The options market is flashing the loudest warning signal. The put/call ratio has reached 1.02 — essentially matching its 52-week high — and sits nearly 1.6 standard deviations above its 20-day average of 0.73. The move is sharp and recent: the PCR was running below 0.60 as recently as mid-June. That is not routine hedging. Investors are paying up for downside protection at exactly the moment the stock looks its most stretched, with ULCC closing at $7.91 on June 30.
Short interest reinforces that caution. Bears have added meaningfully into the rally — short interest climbed 13.5% over the past week to reach 10.3% of free float, with roughly 23.5 million shares short. That is a high absolute level for an airline of this size. The cost to borrow has risen 34% on the week to 0.71%, though it remains low in absolute terms, so there is no mechanical squeeze pressure. Availability is ample at 223% — more than two shares available for every one currently borrowed — which means new shorts can still establish positions without difficulty. The borrow market is loose even as positions grow, a combination that tends to allow short interest to keep climbing without the friction of a squeeze.
The Street's reaction to the rally has been to raise targets while keeping ratings subdued. Citi lifted its target from $5 to $9 last Thursday, the most bullish move on the tape.

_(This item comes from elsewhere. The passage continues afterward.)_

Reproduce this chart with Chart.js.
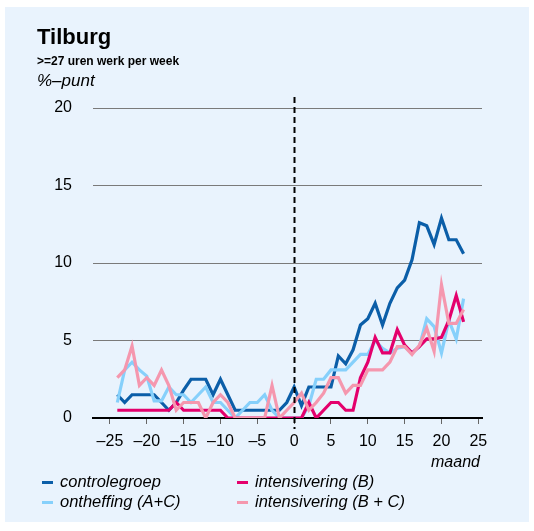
<!DOCTYPE html>
<html>
<head>
<meta charset="utf-8">
<script src="https://cdn.jsdelivr.net/npm/chart.js@4.4.1/dist/chart.umd.min.js"></script>
<style>
  body { margin: 0; background: #fff; font-family: "Liberation Sans", Arial, sans-serif; }
  #panel { position: absolute; left: 5px; top: 7px; width: 524px; height: 515px; background: #e9f3fd; }
  #chart1 { position: absolute; left: 0; top: 0; }
  .txt { position: absolute; color: #000; white-space: nowrap; }
  .title { left: 37px; top: 24px; font-size: 22px; font-weight: bold; }
  .sub { left: 37px; top: 54px; font-size: 12px; font-weight: bold; }
  .unit { left: 37px; top: 71px; font-size: 17px; font-style: italic; }
  .maand { left: 431px; top: 453px; font-size: 16px; font-style: italic; }
  .leg { font-size: 16.5px; font-style: italic; }
  .mark { position: absolute; width: 11px; height: 3px; }
</style>
</head>
<body>
<div id="panel"></div>
<canvas id="chart1" width="534" height="531"></canvas>
<div class="txt title">Tilburg</div>
<div class="txt sub">&gt;=27 uren werk per week</div>
<div class="txt unit">%–punt</div>
<div class="txt maand">maand</div>
<div id="legend"></div>
<script>
const months = [-24, -23, -22, -21, -20, -19, -18, -17, -16, -15, -14, -13, -12, -11, -10, -9,
  -8, -7, -6, -5, -4, -3, -2, -1, 0, 1, 2, 3, 4, 5, 6, 7,
  8, 9, 10, 11, 12, 13, 14, 15, 16, 17, 18, 19, 20, 21, 22, 23];

const controlegroep = [1.5, 1.0, 1.5, 1.5, 1.5, 1.5, 1.0, 0.5, 1.0, 1.8, 2.5, 2.5, 2.5, 1.5, 2.5, 1.5,
  0.5, 0.5, 0.5, 0.5, 0.5, 0.5, 0.5, 1.0, 2.0, 0.8, 2.0, 2.0, 2.0, 2.0, 4.0, 3.5,
  4.4, 6.0, 6.4, 7.4, 6.0, 7.4, 8.4, 8.9, 10.2, 12.6, 12.4, 11.2, 12.9, 11.5, 11.5, 10.6];

const ontheffing = [1.0, 3.1, 3.6, 3.1, 2.7, 1.1, 1.1, 2.0, 1.5, 1.5, 1.0, 1.5, 2.0, 1.0, 1.0, 0.5,
  0.0, 0.5, 1.0, 1.0, 1.5, 0.5, 0.0, 0.0, 0.0, 0.0, 0.8, 2.5, 2.5, 3.1, 3.1, 3.1,
  3.6, 4.1, 4.1, 5.0, 4.5, 4.2, 4.5, 4.6, 4.2, 4.6, 6.4, 5.9, 4.2, 6.3, 5.1, 7.7];

const intensiveringB = [0.5, 0.5, 0.5, 0.5, 0.5, 0.5, 0.5, 0.5, 1.0, 0.5, 0.5, 0.5, 0.5, 0.5, 0.5, 0.0,
  0.0, 0.0, 0.0, 0.0, 0.0, 0.0, 0.0, 0.0, 0.0, 0.0, 1.0, 0.0, 0.5, 1.0, 1.0, 0.5,
  0.5, 2.6, 3.6, 5.2, 4.2, 4.2, 5.7, 4.7, 4.2, 4.6, 5.1, 5.1, 5.2, 6.3, 7.9, 6.2];

const intensiveringBC = [2.6, 3.1, 4.65, 2.1, 2.6, 2.1, 3.1, 2.1, 0.5, 1.0, 1.0, 1.0, 0.0, 1.0, 1.5, 1.0,
  0.0, 0.0, 0.0, 0.0, 0.0, 2.1, 0.0, 0.5, 1.0, 1.6, 0.5, 1.0, 1.6, 2.6, 2.6, 1.6,
  2.1, 2.1, 3.1, 3.1, 3.1, 3.6, 4.6, 4.6, 4.1, 4.7, 5.8, 4.3, 8.6, 6.1, 6.1, 7.0];

const seriesLabels = ['controlegroep', 'intensivering (B)', 'ontheffing (A+C)', 'intensivering (B + C)'];
const xTickValues = [-25, -20, -15, -10, -5, 0, 5, 10, 15, 20, 25];
const yTickValues = [0, 5, 10, 15, 20];

const colors = {
  'control': '#0b5ea8',
  'onth': '#86d0fb',
  'intB': '#e4006c',
  'intBC': '#f597ae'
};

const ctx = document.getElementById('chart1');

const toPoints = (vals) => months.map((m, i) => ({ x: m, y: vals[i] }));

const createDataset = (label, data, color, order) => ({
  label: label,
  data: toPoints(data),
  borderColor: colors[color],
  backgroundColor: colors[color],
  borderWidth: 3.2,
  pointRadius: 0,
  tension: 0,
  fill: false,
  order: order
});

// dashed vertical line at month 0
const zeroLine = {
  id: 'zeroLine',
  afterDatasetsDraw(chart) {
    const c = chart.ctx;
    const xs = chart.scales.x;
    const area = chart.chartArea;
    const px = Math.round(xs.getPixelForValue(0)) + 0.5;
    c.save();
    c.strokeStyle = '#000';
    c.lineWidth = 2;
    c.setLineDash([6, 4]);
    c.beginPath();
    c.moveTo(px, area.top - 11);
    c.lineTo(px, area.bottom + 11);
    c.stroke();
    c.restore();
  }
};

Chart.defaults.font.family = '"Liberation Sans", Arial, sans-serif';
Chart.defaults.color = '#000';

new Chart(ctx, {
  type: 'line',
  data: {
    datasets: [
      createDataset(seriesLabels[0], controlegroep, 'control', 4),
      createDataset(seriesLabels[2], ontheffing, 'onth', 3),
      createDataset(seriesLabels[1], intensiveringB, 'intB', 2),
      createDataset(seriesLabels[3], intensiveringBC, 'intBC', 1)
    ]
  },
  options: {
    responsive: false,
    animation: false,
    layout: { autoPadding: false, padding: { left: 0, top: 108, right: 52, bottom: 63 } },
    plugins: { legend: { display: false }, tooltip: { enabled: false } },
    scales: {
      x: {
        type: 'linear',
        min: -27.3,
        max: 25.5,
        afterBuildTicks: (s) => { s.ticks = xTickValues.map(v => ({ value: v })); },
        afterFit: (s) => { s.height = 50; },
        ticks: {
          font: { size: 16 },
          padding: 8,
          maxRotation: 0,
          callback: (v) => (v < 0 ? '\u2013' + Math.abs(v) : '' + v)
        },
        grid: { drawOnChartArea: false, drawTicks: true, tickLength: 6, color: '#666', lineWidth: 1 },
        border: { display: true, color: '#000', width: 2 }
      },
      y: {
        min: 0,
        max: 20,
        afterBuildTicks: (s) => { s.ticks = yTickValues.map(v => ({ value: v })); },
        afterFit: (s) => { s.width = 93; },
        ticks: { font: { size: 16 }, padding: 21 },
        grid: {
          drawTicks: false,
          color: (c) => (c.tick && c.tick.value === 0 ? '#000' : '#7a7a7a'),
          lineWidth: (c) => (c.tick && c.tick.value === 0 ? 2 : 1)
        },
        border: { display: false }
      }
    }
  },
  plugins: [zeroLine]
});

// legend in two columns
const legendPos = [
  { label: seriesLabels[0], color: 'control', x: 42, y: 472 },
  { label: seriesLabels[1], color: 'intB', x: 237, y: 472 },
  { label: seriesLabels[2], color: 'onth', x: 42, y: 492 },
  { label: seriesLabels[3], color: 'intBC', x: 237, y: 492 }
];
const legend = document.getElementById('legend');
legendPos.forEach(item => {
  const m = document.createElement('div');
  m.className = 'mark';
  m.style.left = item.x + 'px';
  m.style.top = (item.y + 9) + 'px';
  m.style.background = colors[item.color];
  legend.appendChild(m);
  const t = document.createElement('div');
  t.className = 'txt leg';
  t.style.left = (item.x + 18) + 'px';
  t.style.top = item.y + 'px';
  t.textContent = item.label;
  legend.appendChild(t);
});
</script>
</body>
</html>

Barclays and UBS both raised targets to $7 — right around current price — while maintaining Underweight and Neutral ratings respectively. The consensus mean target of $6.17 now sits roughly 22% below the close, a notable inversion where the stock has outrun analyst conviction. Factor scores tell a similar story: EPS surprise ranks in the 95th percentile, and the 90-day EPS momentum score is strong at 84, but the short score ranks in just the 8th percentile — meaning ULCC scores poorly relative to peers on short-side pressure, a sign the model sees the short positioning as a genuine headwind. Closest peer ALGT gained 13.6% on the week, slightly outpacing ULCC's 9.1%, while AAL and UAL each added around 12%.
The earnings calendar adds a hard deadline: Frontier's next print is scheduled for August 3. The last report on May 5 produced a 16.9% single-day jump, the biggest positive reaction in the recent history. Before that, moves were modest. The bear case centres on a pre-tax margin that deteriorated from +3.3% to -7.5% year-over-year, leverage running at roughly 5x projected EBITDAR, and open labour contracts. The bull case rests on fleet efficiency and co-brand loyalty revenue growing 40% year-over-year. At present, options positioning suggests the market is more focused on the risks than the upside.
What to watch heading into August 3: whether short interest continues to build as the stock holds above $7 — the level where two of three analysts currently cap their upside — and whether the put/call ratio remains near its year-high as the earnings date approaches or begins to unwind as hedges expire.